Liberia's shaky cease-fire collapsed Friday when government troops and rebels battled for several hours in the capital, Monrovia.
Artillery and machinegun fire erupted before dawn. Government forces fired at random from the presidential mansion where up to 1,000 followers of the late President Samuel Doe have been trapped between rival rebel factions.The truce broke down despite the presence of 6,000 West African troops who intervened in Liberia on Aug. 24 to impose peace after nine months of civil war.
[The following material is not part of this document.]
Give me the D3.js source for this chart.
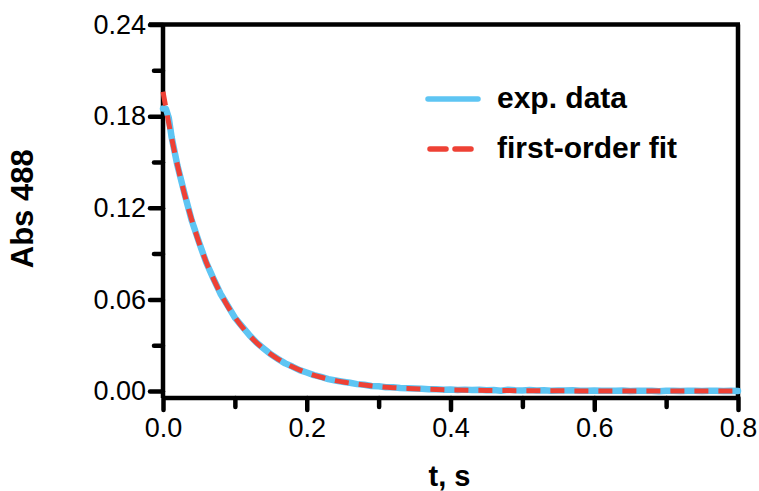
<!DOCTYPE html>
<html>
<head>
<meta charset="utf-8">
<script src="https://cdn.jsdelivr.net/npm/d3@7/dist/d3.min.js"></script>
<style>
  html, body { margin: 0; padding: 0; background: #fff; }
  svg { display: block; }
  text { font-family: "Liberation Sans", Arial, sans-serif; }
</style>
</head>
<body>
<svg id="chart" width="759" height="491"></svg>
<script>
// ---- Data ----
const expT = [0, 0.004, 0.008, 0.012, 0.02, 0.03, 0.04, 0.05, 0.06, 0.07, 0.08, 0.09, 0.10,
  0.11, 0.12, 0.13, 0.14, 0.15, 0.16, 0.17, 0.18, 0.19, 0.20, 0.21, 0.22, 0.23, 0.24, 0.25,
  0.26, 0.27, 0.28, 0.29, 0.30, 0.31, 0.32, 0.33, 0.34, 0.35, 0.36, 0.37, 0.38, 0.39, 0.40,
  0.41, 0.42, 0.43, 0.44, 0.45, 0.46, 0.47, 0.48, 0.49, 0.50, 0.51, 0.52, 0.53, 0.54, 0.55,
  0.56, 0.57, 0.58, 0.59, 0.60, 0.61, 0.62, 0.63, 0.64, 0.65, 0.66, 0.67, 0.68, 0.69, 0.70,
  0.71, 0.72, 0.73, 0.74, 0.75, 0.76, 0.77, 0.78, 0.79, 0.80];
const expAbs = [0.1850, 0.1848, 0.1790, 0.1662, 0.1478, 0.1292, 0.1116, 0.0976, 0.0843, 0.0738,
  0.0637, 0.0559, 0.0480, 0.0423, 0.0367, 0.0318, 0.0279, 0.0240, 0.0210, 0.0181, 0.0160,
  0.0137, 0.0121, 0.0104, 0.0092, 0.0078, 0.0069, 0.0061, 0.0054, 0.0045, 0.0041, 0.0033,
  0.0031, 0.0025, 0.0024, 0.0019, 0.0018, 0.0016, 0.0014, 0.0011, 0.0012, 0.0009, 0.0010,
  0.0007, 0.0009, 0.0006, 0.0008, 0.0005, 0.0006, 0.0002, 0.0008, 0.0005, 0.0004, 0.0006,
  0.0003, 0.0005, 0.0002, 0.0004, 0.0003, 0.0005, 0.0002, 0.0001, 0.0003, 0.0001, 0.0002,
  0.0001, 0.0003, 0.0000, 0.0002, 0.0001, 0.0002, -0.0001, 0.0002, 0.0001, 0.0000, 0.0002,
  0.0001, 0.0000, 0.0002, 0.0001, 0.0000, 0.0001, 0.0000];

const fitT = [0, 0.01, 0.02, 0.03, 0.04, 0.05, 0.06, 0.07, 0.08, 0.09, 0.10, 0.12, 0.14, 0.16,
  0.18, 0.20, 0.22, 0.24, 0.26, 0.28, 0.30, 0.32, 0.34, 0.36, 0.38, 0.40, 0.45, 0.50, 0.55,
  0.60, 0.70, 0.80];
const fitAbs = [0.1960, 0.1704, 0.1481, 0.1288, 0.1120, 0.0973, 0.0846, 0.0736, 0.0640, 0.0556,
  0.0483, 0.0365, 0.0276, 0.0209, 0.0158, 0.0119, 0.0090, 0.0068, 0.0052, 0.0039, 0.0029,
  0.0022, 0.0017, 0.0013, 0.0010, 0.0007, 0.0004, 0.0002, 0.0001, 0.00005, 0.00001, 0.0];

const yMajorTicks = [0, 0.06, 0.12, 0.18, 0.24];
const yMinorTicks = [0.03, 0.09, 0.15, 0.21];
const xMajorTicks = [0, 0.2, 0.4, 0.6, 0.8];
const xMinorTicks = [0.1, 0.3, 0.5, 0.7];

const seriesNames = ["exp. data", "first-order fit"];
const xLabel = "t, s";
const yLabel = "Abs 488";

// ---- Layout ----
const svg = d3.select("#chart");
const pLeft = 163, pRight = 738, pTop = 24.5, yZero = 391, axisY = 398;
const ink = "#000";
const axisW = 4.5;
const blue = "#5ec5f3";
const red = "#ee4135";

const x = d3.scaleLinear().domain([0, 0.8]).range([pLeft, pRight]);
const y = d3.scaleLinear().domain([0, 0.24]).range([yZero, pTop]);

// Frame
const frame = svg.append("g")
  .attr("stroke", ink).attr("stroke-width", axisW).attr("fill", "none");
frame.append("line").attr("x1", pLeft).attr("x2", pLeft).attr("y1", pTop).attr("y2", axisY);
frame.append("line").attr("x1", pLeft - 14).attr("x2", pRight + 2).attr("y1", pTop).attr("y2", pTop);
frame.append("line").attr("x1", pRight).attr("x2", pRight).attr("y1", pTop).attr("y2", axisY);
frame.append("line").attr("x1", pLeft).attr("x2", pRight + 2).attr("y1", axisY).attr("y2", axisY);

function styleAxis(g) {
  g.select(".domain").remove();
  g.selectAll(".tick line").attr("stroke", ink).attr("stroke-width", axisW).attr("stroke-linecap", "round");
  g.selectAll(".tick text")
    .attr("fill", ink)
    .style("font-family", '"Liberation Sans", Arial, sans-serif')
    .style("font-size", "27px");
}

// Y axis
svg.append("g").attr("transform", `translate(${pLeft},0)`)
  .call(d3.axisLeft(y).tickValues(yMajorTicks).tickSize(13).tickPadding(4).tickFormat(d3.format(".2f")))
  .call(styleAxis);
svg.append("g").attr("transform", `translate(${pLeft},0)`)
  .call(d3.axisLeft(y).tickValues(yMinorTicks).tickSize(9).tickFormat(""))
  .call(styleAxis);

// X axis
svg.append("g").attr("transform", `translate(0,${axisY})`)
  .call(d3.axisBottom(x).tickValues(xMajorTicks).tickSize(12).tickPadding(8).tickFormat(d3.format(".1f")))
  .call(styleAxis);
svg.append("g").attr("transform", `translate(0,${axisY})`)
  .call(d3.axisBottom(x).tickValues(xMinorTicks).tickSize(9).tickFormat(""))
  .call(styleAxis);

// Axis titles
svg.append("text")
  .attr("transform", `translate(33,${(pTop + yZero) / 2 + 1}) rotate(-90)`)
  .attr("text-anchor", "middle")
  .style("font-size", "31px").style("font-weight", "bold")
  .text(yLabel);
svg.append("text")
  .attr("x", (pLeft + pRight) / 2 - 1).attr("y", 486)
  .attr("text-anchor", "middle")
  .style("font-size", "29px").style("font-weight", "bold")
  .text(xLabel);

// Lines
const expData = expT.map((t, i) => [t, expAbs[i]]);
const fitData = fitT.map((t, i) => [t, fitAbs[i]]);

svg.append("path").datum(expData)
  .attr("d", d3.line().x(d => x(d[0])).y(d => y(d[1])))
  .attr("fill", "none").attr("stroke", blue).attr("stroke-width", 6.5)
  .attr("stroke-linejoin", "round").attr("stroke-linecap", "round");
svg.append("path").datum(fitData)
  .attr("d", d3.line().x(d => x(d[0])).y(d => y(d[1])).curve(d3.curveMonotoneX))
  .attr("fill", "none").attr("stroke", red).attr("stroke-width", 5)
  .attr("stroke-dasharray", "14,10").attr("stroke-linecap", "butt");

// Legend
const legend = svg.append("g");
legend.append("line").attr("x1", 428).attr("x2", 478).attr("y1", 99).attr("y2", 99)
  .attr("stroke", blue).attr("stroke-width", 5.5).attr("stroke-linecap", "round");
legend.append("line").attr("x1", 430).attr("x2", 476).attr("y1", 149).attr("y2", 149)
  .attr("stroke", red).attr("stroke-width", 5.5).attr("stroke-linecap", "round")
  .attr("stroke-dasharray", "16,9");
legend.append("text").attr("x", 497).attr("y", 108)
  .style("font-size", "30px").style("font-weight", "bold").text(seriesNames[0]);
legend.append("text").attr("x", 497).attr("y", 158)
  .style("font-size", "30px").style("font-weight", "bold").text(seriesNames[1]);
</script>
</body>
</html>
Violations of the truce began Thursday afternoon when rebels led by Prince Yormie Johnson discovered a large government arms cache in a central warehouse near the Defense Ministry.
Government forces tried to retrieve the weapons but were repelled by Johnson's fighters.
A witness present at Johnson's base when five truckloads of captured rocket launchers, mortars and ammunition were brought in described the rebel leader as "exuberant."
"Now I'm ready for Taylor. Now I'm going to get him," he quoted Johnson as saying.
Charles Taylor, who heads the biggest rebel group, the National Patriotic Front of Liberia (NPFL), warned Thursday that he would annihilate Johnson's followers as well as the five-nation West African peacekeeping force.
Speaking on a radio station in the eastern suburbs of Monrovia, he said: "If this war has to be fought for the next 10 years, we must be prepared because, as the president of Liberia, I am prepared to devote the next 10 years of my life to hunting these bandits until they leave."
Taylor derided the peacekeeping force, formed by the Economic Community of West African States (ECOWAS), as thieves, rogues and hooligans, adding "We will keep killing them until they realize they must go."
Taylor has boasted of killing 1,000 ECOWAS soldiers and of taking others as prisoners. ECOWAS officials said fewer than 50 men had been lost before a cease-fire took hold six days ago.
Radio France International reported Taylor had again threatened to attack any ships of the peacekeeping force if they entered Liberian waters.
One thousand Nigerian troops arrived in Monrovia by ship on Thursday, followed by 482 Ghanaian paratroopers.
The reinforcements were brought in by the force's new field commander, Nigerian Gen. Joshua Dogonyaro, who toured the war-torn city Friday.